POLITICS

De Lille Hits Out At Factional Battles Rumours, Labels It 'Anti-Transformation'

Appointment of city councillor shows factional politics at play, the paper reported

31/01/2017 08:46 SAST | Updated 31/01/2017 08:48 SAST
Henry Romero / Reuters
Cape Town Mayor Patricia De Lille speaks to the media during a news conference at the C40 Mayors Summit at a hotel in Mexico City, Mexico December 2, 2016. REUTERS/Henry Romero

A "bruising power play" is the reason behind Cape Town mayor, Patricia De Lille's surprise resignation as Democratic Alliance's (DA) provincial leader in the Western Cape, according to a Business Day report.

But De Lille told the paper that those behind talk that factional politics was really behind her decision to leave were opposed to her transformation agenda.
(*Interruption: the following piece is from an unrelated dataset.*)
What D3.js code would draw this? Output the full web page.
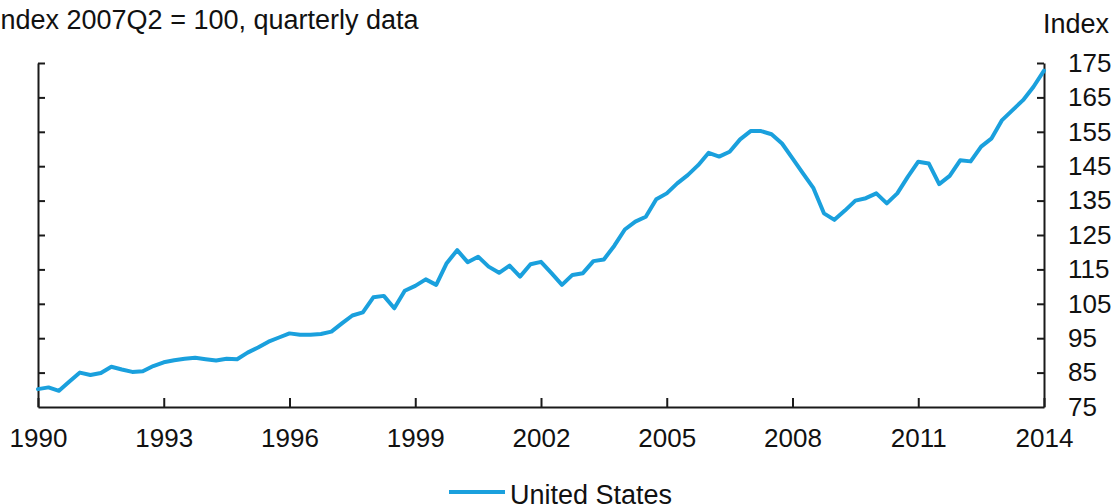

Business Day reported on Tuesday that Smith was "reinstated" to his former position as heading the safety and security portfolio in the City, but De Lille had other plans for him. Her "defiance" had angered party leaders, the paper said, and pointed to broader tensions behind De Lille and the DA's "old guard", including Zille.

The paper reported on Tuesday that at the heart of De Lille's exit was tension between herself and other party heavyweights including Western Cape Premier Helen Zille. Specifically, the paper said the "factional power play" had culminated in a fight over the appointment to her mayoral executive committee of Cape Town councillor JP Smith.

In her resignation letter to DA leader Mmusi Maimane on Sunday, De Lille said her decision was based on a need to focus her energies on her mayoral duties.

She said in the letter: "Taking Cape Town to the next level of government is an exciting prospect, but one that will take all of my time. As we position the party to be the next national government, I believe that those of us in government and other spheres have a duty to build the party's experience in, and capacity for, public management in preparation for effective custodianship of the state."